**** RAW DATA ****
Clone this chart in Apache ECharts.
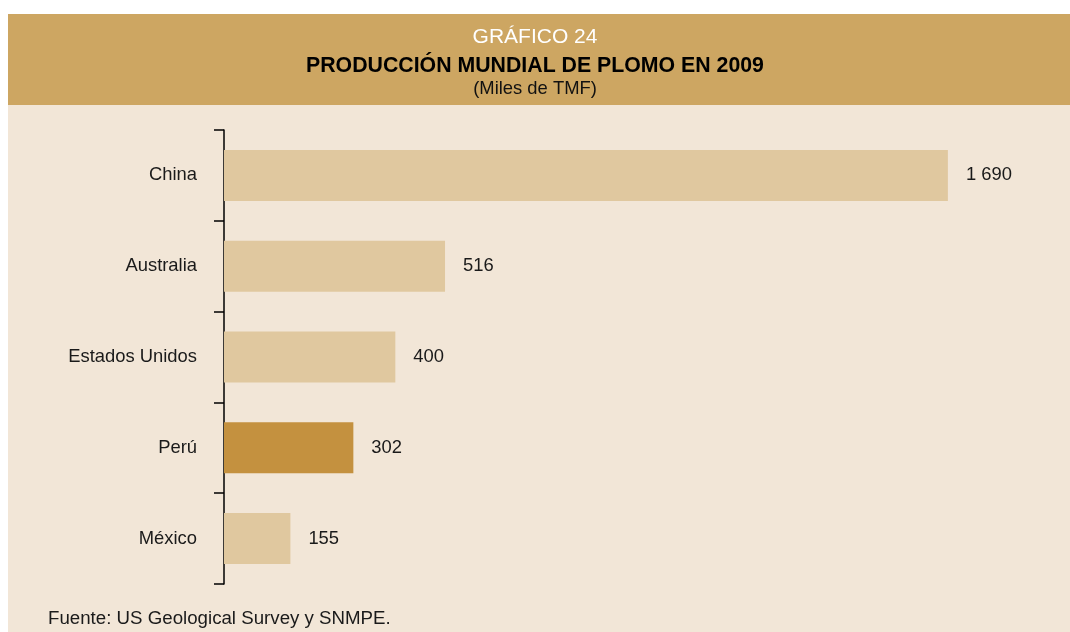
<!DOCTYPE html>
<html>
<head>
<meta charset="utf-8">
<script src="https://cdn.jsdelivr.net/npm/echarts@6/dist/echarts.min.js"></script>
<style>
  html, body { margin: 0; padding: 0; background: #ffffff; }
  #chart { width: 1070px; height: 632px; }
</style>
</head>
<body>
<div id="chart"></div>
<script>
const categories = ['China', 'Australia', 'Estados Unidos', 'Perú', 'México']
const values = [1690, 516, 400, 302, 155]
const highlight = 'Perú'

const barColor = '#E0C89F'
const peruColor = '#C4913F'
const fontFamily = '"Liberation Sans", Arial, sans-serif'

function formatMiles(v) {
  return String(v).replace(/\B(?=(\d{3})+(?!\d))/g, ' ')
}

const chart = echarts.init(document.getElementById('chart'))

const option = {
  animation: false,
  graphic: [
    {
      type: 'rect',
      z: -10,
      shape: { x: 8, y: 14, width: 1062, height: 618 },
      style: { fill: '#F2E6D7' }
    },
    {
      type: 'rect',
      z: -9,
      shape: { x: 8, y: 14, width: 1062, height: 91 },
      style: { fill: '#CDA662' }
    },
    {
      type: 'text',
      left: 'center',
      top: 27,
      style: { text: 'GRÁFICO 24', fill: '#ffffff', font: '21px ' + fontFamily }
    },
    {
      type: 'text',
      left: 'center',
      top: 56,
      style: {
        text: 'PRODUCCIÓN MUNDIAL DE PLOMO EN 2009',
        fill: '#000000',
        font: 'bold 21.3px ' + fontFamily
      }
    },
    {
      type: 'text',
      left: 'center',
      top: 80,
      style: { text: '(Miles de TMF)', fill: '#111111', font: '18.4px ' + fontFamily }
    },
    {
      type: 'text',
      left: 48,
      top: 609,
      style: {
        text: 'Fuente: US Geological Survey y SNMPE.',
        fill: '#1a1a1a',
        font: '18.7px ' + fontFamily
      }
    }
  ],
  grid: {
    left: 224,
    top: 130,
    width: 771,
    height: 454
  },
  xAxis: {
    type: 'value',
    min: 0,
    max: 1800,
    show: false
  },
  yAxis: {
    type: 'category',
    inverse: true,
    data: categories,
    axisLine: {
      show: true,
      lineStyle: { color: '#000000', width: 1.5 }
    },
    axisTick: {
      show: true,
      length: 10,
      lineStyle: { color: '#000000', width: 1.5 }
    },
    axisLabel: {
      margin: 27,
      color: '#1a1a1a',
      fontSize: 18.4,
      fontFamily: fontFamily,
      padding: [9, 0, 0, 0]
    },
    splitLine: { show: false }
  },
  series: [
    {
      type: 'bar',
      barWidth: 51,
      data: values.map((v, i) => ({
        value: v,
        itemStyle: { color: categories[i] === highlight ? peruColor : barColor }
      })),
      label: {
        show: true,
        position: 'right',
        distance: 18,
        color: '#1a1a1a',
        fontSize: 18.4,
        fontFamily: fontFamily,
        padding: [6, 0, 0, 0],
        formatter: (p) => formatMiles(p.value)
      }
    }
  ]
}

chart.setOption(option)
</script>
</body>
</html>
****
WORK TO DO = Pictures stay out. Print the data exactly, from its first line through the line containing "const chart = echarts.init(document.getElementById('chart'))".

FULL RESPONSE =
Clone this chart in Apache ECharts.
<!DOCTYPE html>
<html>
<head>
<meta charset="utf-8">
<script src="https://cdn.jsdelivr.net/npm/echarts@6/dist/echarts.min.js"></script>
<style>
  html, body { margin: 0; padding: 0; background: #ffffff; }
  #chart { width: 1070px; height: 632px; }
</style>
</head>
<body>
<div id="chart"></div>
<script>
const categories = ['China', 'Australia', 'Estados Unidos', 'Perú', 'México']
const values = [1690, 516, 400, 302, 155]
const highlight = 'Perú'

const barColor = '#E0C89F'
const peruColor = '#C4913F'
const fontFamily = '"Liberation Sans", Arial, sans-serif'

function formatMiles(v) {
  return String(v).replace(/\B(?=(\d{3})+(?!\d))/g, ' ')
}

const chart = echarts.init(document.getElementById('chart'))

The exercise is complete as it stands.